Ahmad Tafsir memberi penjelasan tentang perbedaan antara filsafat dan ilmu (sains), dan filsafat pendidikan Islam. Menurutnya filsafat  ialah jenis pengetahuan manusia yang logis saja, tentang obyek-obyek yang abstrak. Ilmu ialah jenis pengetahuan manusia  yang diperoleh dengan riset  terhadap obyek-obyek empiris; benar tidaknya suatu teori ilmu ditentukan oleh logis-tidaknya dan ada-tidaknya bukti empiris. Adapun filsafat pendidikan Islam adalah kumpulan teori pendidikan Islam yang hanya dapat dipertanggung jawabkan secara logis dan tidak akan dapat dibuktikan secara empiris.[7]
Mengaitkan Islam dengan katagori keilmuan, seperti dalam konsep pendidikan, menurut Mastuhu umumnya berhadapan dengan pengertian Islam sebagai sesuatu yang final. Dalam katagori ini, Islam dapat dilihat sebagai kekuatan iman dan taqwa, sesuatu yang sudah final. Sedangkan katagori ilmu memiliki ciri khas berupa perubahan, perkembangan dan tidak mengenal kebenaran absolut. Semua kebenarannya bersifat relatif.[8]
Baik Filsafat ilmu, filsafat pendidikan dan khususnya lagi filsafat pendidikan Islam sangat penting untuk dikaji, karena menurut Al-Shaybani setidaknya filsafat pendidikan memiliki beberapa kegunaan. Diantara manfaat itu ialah (1) dapat menolong perangcang-perangcang pendidikan dan orang-orang  yang melaksanakannya dalam suatu negara untuk membentuk pemikiran sehat terhadap proses pendidikan, (2) dapat membentuk asas yang dapat ditentukan pandangan pengkajian yang umum dan yang khusus, (3) sebagai asas terbaik untuk penilaian pendidikan dalam arti yang menyeluruh, (4) sandaran intelektual yang digunakan untuk membela tindakan pendidikan, (5) memberi corak dan pribadi khas dan istemewa sesuai dengan prinsip dan nilai agama Islam.[9]
b.     Tujuan Filsafat Ilmu

Segala sesuatu yang terdapat di alam ini diciptakan dengan fungsinya, dengan kata lain bahwa tidak ada materi yang tidak bermanfaat tak terkecuali lahirnya filsafat ilmu.
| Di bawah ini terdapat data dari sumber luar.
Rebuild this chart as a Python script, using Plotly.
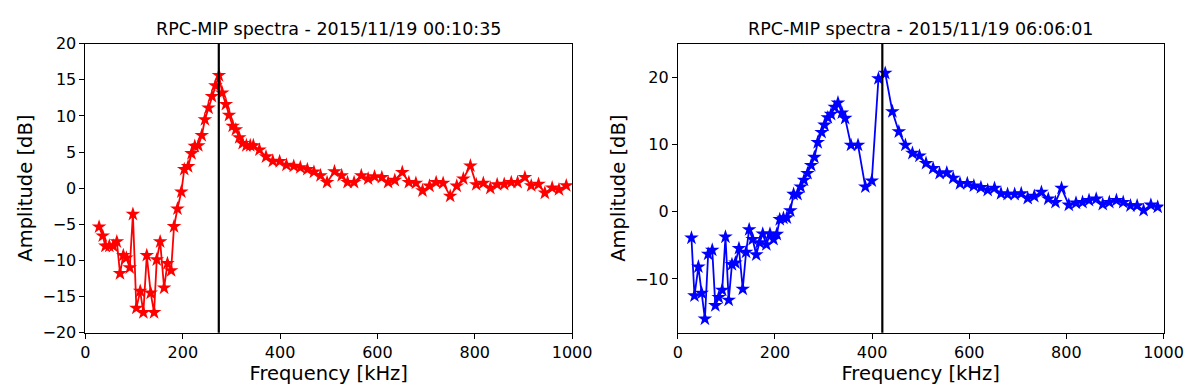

Lahirnya filsafat ilmu memberikan jawaban terhadap persoalan yang muncul terutama yang berhubungan dengan pengetahuan manusia. Oleh karena, di antara tujuannya ialah:
1.      Mendalami unsur-unsur pokok ilmu, sehingga secara menyeluruh kita dapat memahami sumber, hakikat dan tujuan ilmu.
2.        Memahami sejarah pertumbuhan, perkembangan, dan kemajuan ilmu di berbagai bidang, sehingga kita dapat gambaran tentang proses ilmu kontemporer secara histories.
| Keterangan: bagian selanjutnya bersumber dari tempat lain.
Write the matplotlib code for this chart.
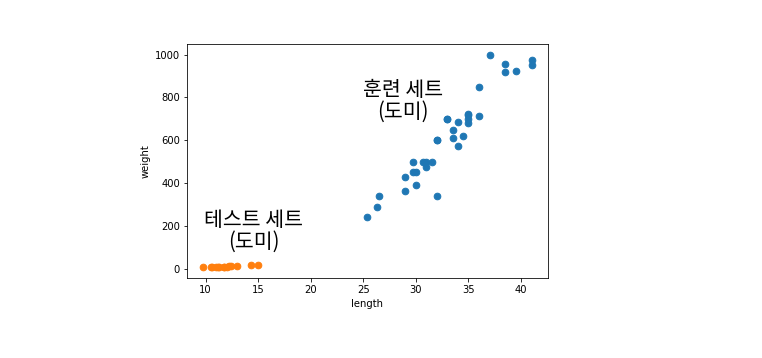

3.      Menjadi pedoman bagi para dosen dan mahasiswa dalam mendalami studi di    perguruan tinggi, terutama untuk membedakan persoalan yang alamiah dan non-alamiah.
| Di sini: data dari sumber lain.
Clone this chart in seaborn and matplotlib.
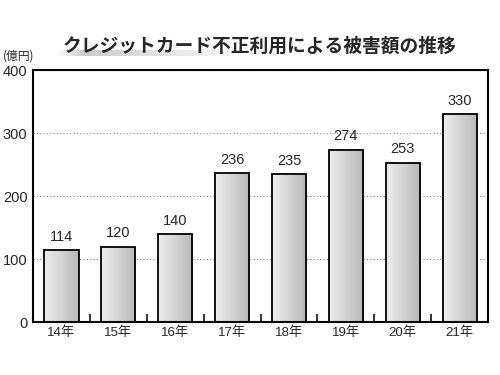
import numpy as np
import pandas as pd
import matplotlib
matplotlib.use('Agg')
import matplotlib.pyplot as plt
import seaborn as sns
from matplotlib.ticker import FixedLocator

years = ['14年', '15年', '16年', '17年', '18年', '19年', '20年', '21年']
damage = [114, 120, 140, 236, 235, 274, 253, 330]
title = 'クレジットカード不正利用による被害額の推移'
unit = '(億円)'

df = pd.DataFrame({'year': years, 'damage': damage})

sns.set_style('white')
plt.rcParams['font.family'] = ['Liberation Sans', 'Noto Sans CJK JP', 'DejaVu Sans']

fig = plt.figure(figsize=(5, 3.75), dpi=100)
ax = fig.add_axes([0.066, 0.141, 0.91, 0.672])

sns.barplot(data=df, x='year', y='damage', color='white', width=0.6,
            edgecolor='black', linewidth=1.3, ax=ax, zorder=3)

# horizontal gradient inside every bar
grad = np.linspace(0.93, 0.72, 64).reshape(1, -1)
for p in ax.patches:
    x0, y0 = p.get_x(), p.get_y()
    w, h = p.get_width(), p.get_height()
    im = ax.imshow(grad, cmap='gray', vmin=0, vmax=1, aspect='auto',
                   extent=[x0, x0 + w, y0, y0 + h], zorder=2.5,
                   interpolation='bicubic')
    im.set_clip_path(p)
    p.set_facecolor('none')

for i, v in enumerate(damage):
    ax.text(i, v + 10, str(v), ha='center', va='bottom', fontsize=10.5)

ax.set_xlim(-0.5, 7.5)
ax.set_ylim(0, 400)
ax.set_yticks([0, 100, 200, 300, 400])
ax.yaxis.grid(True, linestyle=(0, (1, 2)), color='#888888', linewidth=0.8)
ax.set_axisbelow(True)
ax.set_xlabel('')
ax.set_ylabel('')
ax.tick_params(axis='y', length=0, labelsize=10.5, pad=4)
ax.tick_params(axis='x', which='major', length=0, labelsize=9.5, pad=3)
ax.xaxis.set_minor_locator(FixedLocator([0.5, 1.5, 2.5, 3.5, 4.5, 5.5, 6.5]))
ax.tick_params(axis='x', which='minor', direction='in', length=6, width=1.3, bottom=True)
for s in ax.spines.values():
    s.set_linewidth(1.5)
    s.set_color('black')

# title with a grey fading bar underneath
bar_ax = fig.add_axes([0.11, 0.85, 0.4, 0.016])
fade = np.concatenate([np.linspace(1.0, 0.8, 10), np.linspace(0.8, 1.0, 54)])
bar_ax.imshow(fade.reshape(1, -1), cmap='gray', vmin=0, vmax=1, aspect='auto',
              interpolation='bicubic')
bar_ax.axis('off')
fig.text(0.52, 0.877, title, ha='center', va='center', fontsize=13.5,
         fontweight='bold', family=['Noto Sans CJK JP'], zorder=5)
fig.text(0.005, 0.85, unit, ha='left', va='center', fontsize=8.5,
         family=['Noto Sans CJK JP'])

fig.savefig('out.png', dpi=100)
4.          Mendorong pada calon ilmuan dan iluman untuk konsisten dalam mendalami ilmu dan mengembangkanya
5.      Mempertegas bahwa dalam persoalan sumber dan tujuan antara ilmu dan agama tidak ada pertentangan.
6.      seseorang (peneliti, mahasiswa) dapat memahami persoalan ilmiah dengan melihat ciri dan cara kerja setiap ilmu atau penelitian ilmiah dengan cermat dan kritis.
7.      seseorang (peneliti, mahasiswa) dapat melakukan pencarian kebenaran ilmiah dengan tepat dan benar dalam persoalan yang berkaitan dengan ilmunya (ilmu budaya, ilmu kedokteran, ilmu teknik, ilmu keperawatan, ilmu hukum, ilmu sosial, ilmu ekonomi dan sebagainya) tetapi juga persoalan yang menyangkut seluruh kehidupan manusia, seperti: lingkungan hidup, peristiwa sejarah, kehidupan sosial politik dan sebagainya.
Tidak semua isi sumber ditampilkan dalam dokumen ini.